Site icon John Battelle's Search Blog

Google+: Now Serving 90 Million. But…Where’s the Engagement Data!

Google didn’t have a great earnings call today – the company missed Wall St. estimates and the stock is getting hammered in after hours trading – it’s down 9 percent, which is serious whiplash for a major stock in one day.

But while there’s probably much to say about the earnings call – in particular whether Google’s core CPC business is starting to erode (might that be due to Facebook, Wall St. wonders?) – I’m more interested in Google’s jihad against samesaid competitor, a jihad called Google+.

And in the earnings call, Google+ was identified as one of the shining stars of the quarter.

Here’s a quote from the press release, the very first quote, attributed to Larry Page. I’ve highlighted the parts where Google+ is mentioned.

 “I am super excited about the growth of Android, Gmail, and Google+, which now has 90 million users globally – well over double what I announced just three months ago. By building a meaningful relationship with our users through Google+ we will create amazing experiences across our services.”

You getting that? The lead quote had to do with Google+, pretty much, not the company’s earnings, which ended up being a miss (Google is blaming fluctuations in foreign currency for much of that, and I have no idea whether that’s true, false, or silly).

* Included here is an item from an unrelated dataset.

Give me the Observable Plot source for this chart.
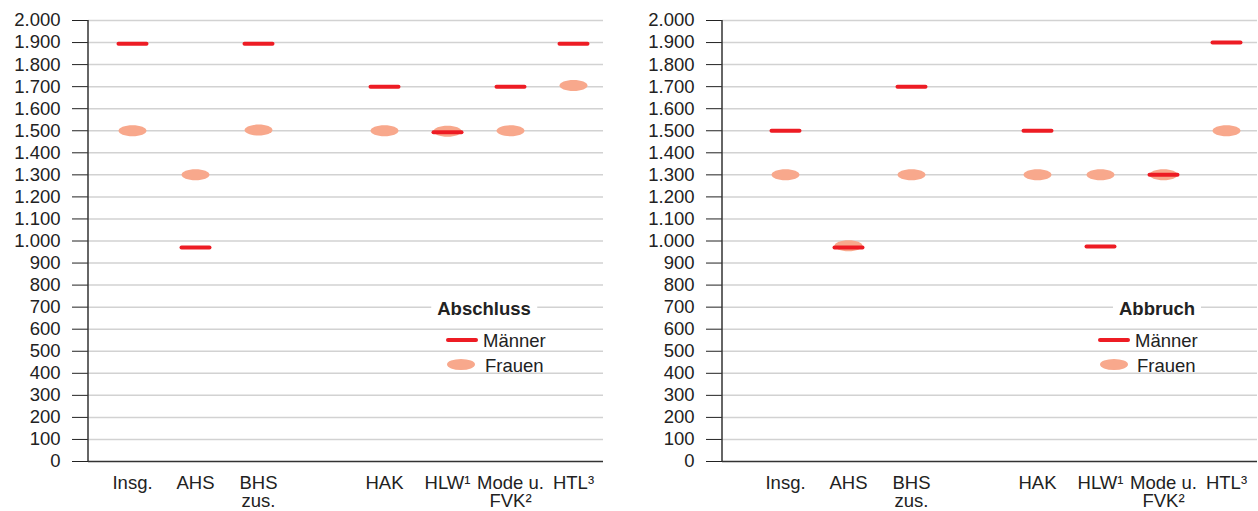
<!DOCTYPE html>
<html>
<head>
<meta charset="utf-8">
<script src="https://cdn.jsdelivr.net/npm/d3@7"></script>
<script src="https://cdn.jsdelivr.net/npm/@observablehq/plot@0.6"></script>
<style>
  body { margin: 0; background: #fff; font-family: "Liberation Sans", Arial, sans-serif; }
  #wrap { position: relative; width: 1258px; height: 511px; display: flex; }
  .lg { position: absolute; font-size: 18.5px; color: #222; line-height: 20px; white-space: nowrap; }
  .ttl { font-weight: bold; background: #fff; padding: 0 6px; transform: translate(-50%, -50%); }
  .txt { transform: translateY(-50%); }
  .dash { position: absolute; height: 4px; width: 32px; background: #ed1c24; border-radius: 2px; }
  .ell { position: absolute; height: 11px; width: 28px; background: #f8a88c; border-radius: 50%; }
</style>
</head>
<body>
<div id="wrap"></div>
<script>
// ---- data ----
const axisCategories = ["Insg.", "AHS", "BHS\nzus.", " ", "HAK", "HLW¹", "Mode u.\nFVK²", "HTL³"];
const categories = ["Insg.", "AHS", "BHS\nzus.", "HAK", "HLW¹", "Mode u.\nFVK²", "HTL³"];
const abschlussMaenner = [1895, 970, 1895, 1700, 1493, 1700, 1895];
const abschlussFrauen  = [1500, 1300, 1503, 1500, 1498, 1500, 1705];
const abbruchMaenner   = [1500, 970, 1700, 1500, 975, 1300, 1900];
const abbruchFrauen    = [1300, 978, 1300, 1300, 1300, 1300, 1500];
const yTicks = d3.range(0, 2001, 100);

const red = "#ed1c24", salmon = "#f8a88c";
const fmt = d3.formatLocale({decimal: ",", thousands: ".", grouping: [3]}).format(",");

const ellipseSymbol = {
  draw(ctx) {
    const rx = 14, ry = 5.5, k = 0.5523;
    ctx.moveTo(rx, 0);
    ctx.bezierCurveTo(rx, ry * k, rx * k, ry, 0, ry);
    ctx.bezierCurveTo(-rx * k, ry, -rx, ry * k, -rx, 0);
    ctx.bezierCurveTo(-rx, -ry * k, -rx * k, -ry, 0, -ry);
    ctx.bezierCurveTo(rx * k, -ry, rx, -ry * k, rx, 0);
    ctx.closePath();
  }
};
const dashSymbol = {
  draw(ctx) { ctx.moveTo(-14, 0); ctx.lineTo(14, 0); }
};

function leftLine(index, scales, values, dims) {
  const l = document.createElementNS("http://www.w3.org/2000/svg", "line");
  l.setAttribute("x1", dims.marginLeft); l.setAttribute("x2", dims.marginLeft);
  l.setAttribute("y1", dims.marginTop); l.setAttribute("y2", dims.height - dims.marginBottom);
  l.setAttribute("stroke", "#333"); l.setAttribute("stroke-width", 1.5);
  return l;
}

function panel(men, women, width, marginLeft, marginRight, xRange) {
  const rows = categories.map((c, i) => ({c, m: men[i], f: women[i]}));
  return Plot.plot({
    width, height: 511,
    marginTop: 20, marginBottom: 50, marginLeft, marginRight,
    style: {fontFamily: "Liberation Sans, Arial, sans-serif", fontSize: "18.5px", color: "#222", background: "#fff"},
    x: {type: "point", domain: axisCategories, range: xRange, padding: 0, tickSize: 0, tickPadding: 14, label: null},
    y: {domain: [0, 2000], ticks: yTicks, tickFormat: fmt, tickSize: 16, tickPadding: 12, label: null},
    marks: [
      Plot.ruleY(yTicks.filter(d => d > 0), {stroke: "#d2d2d2", strokeWidth: 1.5}),
      Plot.ruleY([0], {stroke: "#333", strokeWidth: 1.5}),
      leftLine,
      Plot.dot(rows, {x: "c", y: "f", symbol: ellipseSymbol, fill: salmon, stroke: "none"}),
      Plot.dot(rows, {x: "c", y: "m", symbol: dashSymbol, fill: "none", stroke: red, strokeWidth: 4, strokeLinecap: "round"})
    ]
  });
}

const wrap = document.getElementById("wrap");
wrap.append(panel(abschlussMaenner, abschlussFrauen, 630, 88, 27, [130, 575.5]));
wrap.append(panel(abbruchMaenner, abbruchFrauen, 628, 92, 1, [152.5, 598.5]));

function legend(title, cx, lineX, textX, ellX, ftextX) {
  const add = (html, cls, style) => {
    const d = document.createElement("div");
    d.className = cls; d.textContent = html; Object.assign(d.style, style); wrap.append(d);
  };
  add(title, "lg ttl", {left: cx + "px", top: "309px"});
  add("", "dash", {left: lineX + "px", top: "338px"});
  add("Männer", "lg txt", {left: textX + "px", top: "341px"});
  add("", "ell", {left: ellX + "px", top: "359px"});
  add("Frauen", "lg txt", {left: ftextX + "px", top: "366px"});
}
legend("Abschluss", 484, 446, 483, 447, 485);
legend("Abbruch", 1157, 1098, 1135, 1100, 1137);
</script>
</body>
</html>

But here’s my question: When is Google going to release actual engagement numbers for Google+? Because in the end, that’s all that really matters. As I have written in the past, it’s pretty easy to get a lot of people signing up for Google+ if you integrate it into everything Google does (particularly if you do it the way they’ve done it with search).

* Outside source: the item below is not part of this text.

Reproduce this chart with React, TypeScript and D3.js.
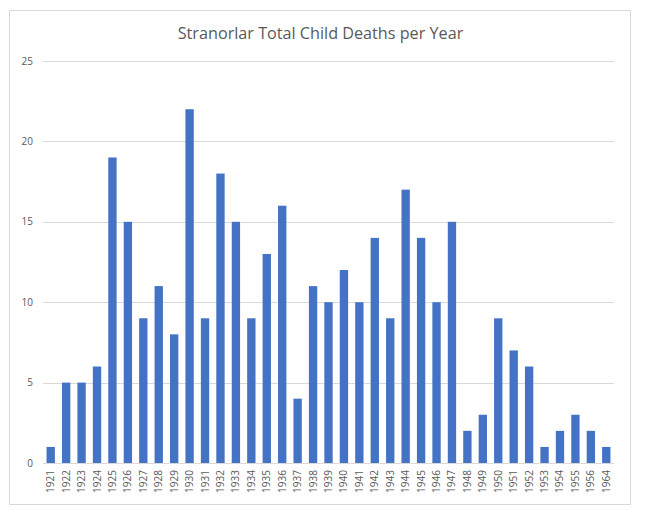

But can you get those folks to engage, deeply? That’d be a real win, and one I’d give full credit to Google for executing. After all, it’s one thing to get the horse to water…another to have it pull up a chair and share a few stories with friends.

Now, Page did talk about engagement in his comments today, but as far as I can tell, it was not specific to Google+ (though it was crafted to be easily conflated, and in reports I’ve seen across the web, it has been). He certainly led with Google+, but this is what he said:

“Engagement on + is also growing tremendously. I have some amazing data to share there for the first time: +users are very engaged with our products — over 60% of them engage daily, and over 80% weekly.”

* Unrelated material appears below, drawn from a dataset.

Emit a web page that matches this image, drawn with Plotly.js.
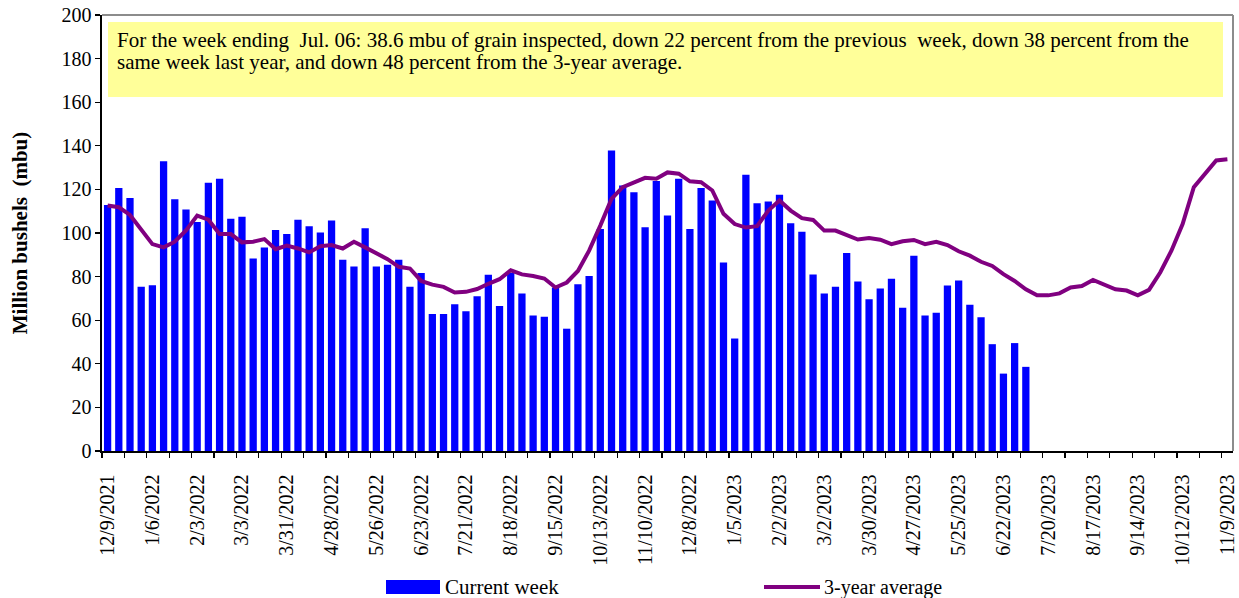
<!DOCTYPE html>
<html>
<head>
<meta charset="utf-8">
<script src="https://cdn.plot.ly/plotly-3.0.1.min.js"></script>
<style>
  html, body { margin: 0; padding: 0; background: #fff; }
  #chart { width: 1239px; height: 598px; }
</style>
</head>
<body>
<div id="chart"></div>
<script>
// Week-ending dates shown as tick labels (every 4th week)
const tickLabels = ["12/9/2021","1/6/2022","2/3/2022","3/3/2022","3/31/2022","4/28/2022","5/26/2022",
  "6/23/2022","7/21/2022","8/18/2022","9/15/2022","10/13/2022","11/10/2022","12/8/2022","1/5/2023",
  "2/2/2023","3/2/2023","3/30/2023","4/27/2023","5/25/2023","6/22/2023","7/20/2023","8/17/2023",
  "9/14/2023","10/12/2023","11/9/2023"];

// Current week inspections (mbu), weeks 12/9/2021 .. 7/6/2023
const currentWeek = [112.9,120.6,116.1,75.3,76.0,132.9,115.5,110.8,105.1,123.0,
  124.9,106.5,107.5,88.3,93.4,101.4,99.5,106.1,103.1,100.2,
  105.7,87.7,84.6,102.2,84.6,85.4,87.7,75.3,81.6,62.8,
  62.8,67.3,64.1,71.0,80.8,66.5,81.6,72.2,62.2,61.6,
  75.0,56.1,76.5,80.3,101.8,137.9,121.8,118.7,102.6,123.8,
  108.0,124.9,101.8,120.6,114.9,86.5,51.6,126.7,113.7,114.4,
  117.5,104.5,100.6,81.0,72.2,75.3,90.8,77.7,69.6,74.5,
  79.0,65.7,89.6,62.1,63.4,75.9,78.2,67.1,61.4,49.0,
  35.5,49.5,38.6];

// 3-year average (mbu), weeks 12/9/2021 .. 11/9/2023
const threeYearAvg = [112.6,111.8,108.3,101.8,94.9,93.4,96.0,101.2,108.0,106.1,
  99.5,99.5,95.7,96.0,97.2,92.6,94.2,92.9,91.1,93.9,
  94.5,92.9,96.0,93.4,90.8,88.0,84.5,83.7,78.0,76.3,
  75.3,72.7,73.0,74.3,76.7,78.8,82.9,81.0,80.3,79.1,
  75.0,77.3,82.6,91.9,103.4,115.7,121.0,123.3,125.3,124.9,
  127.8,127.2,123.7,123.3,119.5,108.8,104.1,102.5,103.1,110.3,
  114.9,110.3,106.8,106.0,101.1,101.1,99.1,97.0,97.7,96.9,
  94.9,96.2,96.8,94.9,96.0,94.5,91.6,89.6,86.8,84.9,
  81.1,78.0,74.2,71.4,71.4,72.3,75.0,75.7,78.5,76.5,
  74.2,73.6,71.4,73.9,81.9,91.9,104.1,121.0,127.2,133.3,
  133.8];

const seriesNames = ["Current week", "3-year average"];
const noteLine1 = "For the week ending  Jul. 06: 38.6 mbu of grain inspected, down 22 percent from the previous  week, down 38 percent from the";
const noteLine2 = "same week last year, and down 48 percent from the 3-year average.";

const WEEKS_PER_LABEL = 4;
const xBars = currentWeek.map((_, i) => i);
const xLine = threeYearAvg.map((_, i) => i);
const tickVals = tickLabels.map((_, i) => i * WEEKS_PER_LABEL);

const FONT = "Liberation Serif, Times New Roman, serif";

// plot area pixel geometry helpers (for legend/note placement in paper coords)
const L = 102, R = 1233, T = 15, B = 451;
const px = v => (v - L) / (R - L);
const py = v => (B - v) / (B - T);

const traces = [
  {
    type: "bar", x: xBars, y: currentWeek, name: seriesNames[0],
    marker: { color: "#0000FF", line: { width: 0 } },
    showlegend: false, hoverinfo: "y"
  },
  {
    type: "scatter", mode: "lines", x: xLine, y: threeYearAvg, name: seriesNames[1],
    line: { color: "#800080", width: 4 },
    showlegend: false, hoverinfo: "y"
  }
];

const layout = {
  width: 1239, height: 598,
  margin: { l: L, r: 1239 - R, t: T, b: 598 - B, pad: 0 },
  paper_bgcolor: "#ffffff", plot_bgcolor: "#ffffff",
  font: { family: FONT, color: "#000", size: 19 },
  bargap: 0.35,
  xaxis: {
    range: [-0.5, threeYearAvg.length - 0.5],
    tickmode: "array", tickvals: tickVals, ticktext: tickLabels,
    tickangle: -90, ticks: "", ticklabelstandoff: 14,
    tickfont: { family: FONT, size: 20, color: "#000" },
    minor: { tickmode: "linear", tick0: -0.5, dtick: 2, ticks: "outside", ticklen: 5, tickwidth: 1.2, tickcolor: "#000" },
    showline: true, linecolor: "#000", linewidth: 1.6,
    showgrid: false, zeroline: false, fixedrange: true
  },
  yaxis: {
    range: [0, 200], dtick: 20, tick0: 0,
    ticks: "outside", ticklen: 5, tickwidth: 1.2, tickcolor: "#000",
    tickfont: { family: FONT, size: 20, color: "#000" },
    showline: true, linecolor: "#000", linewidth: 1.6,
    showgrid: false, zeroline: false, fixedrange: true,
    title: { text: "<b>Million bushels  (mbu)</b>", font: { family: FONT, size: 21, color: "#000" }, standoff: 28 }
  },
  shapes: [
    // plot-area border (top & right, gray)
    { type: "line", xref: "paper", yref: "paper", x0: 0, x1: 1, y0: 1, y1: 1, line: { color: "#8c8c8c", width: 2 } },
    { type: "line", xref: "paper", yref: "paper", x0: 1, x1: 1, y0: 0, y1: 1, line: { color: "#8c8c8c", width: 2 } },
    // note box
    { type: "rect", xref: "paper", yref: "paper", x0: px(108), x1: px(1223), y0: py(97), y1: py(22),
      fillcolor: "#FFFF99", line: { width: 0 }, layer: "below" },
    // legend keys
    { type: "rect", xref: "paper", yref: "paper", x0: px(386), x1: px(440), y0: py(594), y1: py(580),
      fillcolor: "#0000FF", line: { width: 0 } },
    { type: "line", xref: "paper", yref: "paper", x0: px(764), x1: px(820), y0: py(587), y1: py(587),
      line: { color: "#800080", width: 4 } }
  ],
  annotations: [
    { xref: "paper", yref: "paper", x: px(115), y: py(40), xanchor: "left", yanchor: "middle",
      text: noteLine1, showarrow: false, font: { family: FONT, size: 21, color: "#000" } },
    { xref: "paper", yref: "paper", x: px(115), y: py(62), xanchor: "left", yanchor: "middle",
      text: noteLine2, showarrow: false, font: { family: FONT, size: 21, color: "#000" } },
    { xref: "paper", yref: "paper", x: px(443), y: py(587), xanchor: "left", yanchor: "middle",
      text: seriesNames[0], showarrow: false, font: { family: FONT, size: 21, color: "#000" } },
    { xref: "paper", yref: "paper", x: px(822), y: py(587), xanchor: "left", yanchor: "middle",
      text: seriesNames[1], showarrow: false, font: { family: FONT, size: 20, color: "#000" } }
  ]
};

Plotly.newPlot("chart", traces, layout, { displayModeBar: false, staticPlot: true });
</script>
</body>
</html>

Er….so you’re saying the folks who use Google+ use *Google* a lot. That’s not surprising – most of them came to Google+ because they were already using Google a lot. But what about minutes per month using Google+? I’m guessing if Google had good news on that particular front, they’d be trumpeting it in a more direct fashion.

Look, I’m being critical here, and perhaps unfairly. But like many others, I’m a bit baffled by Google’s moves last week around search integration, and I’m looking forward to Google addressing the mounting criticism from not only its competitors, but its fans as well. So far, the company has decided to ignore it – both in its earnings calls, and in my own communications with company representatives. That only leads to speculation that Google is doing this on purpose, to get to critical mass with G+ before, cough cough, apologizing a month or so down the line and “fixing” the approach it’s taken to search integration.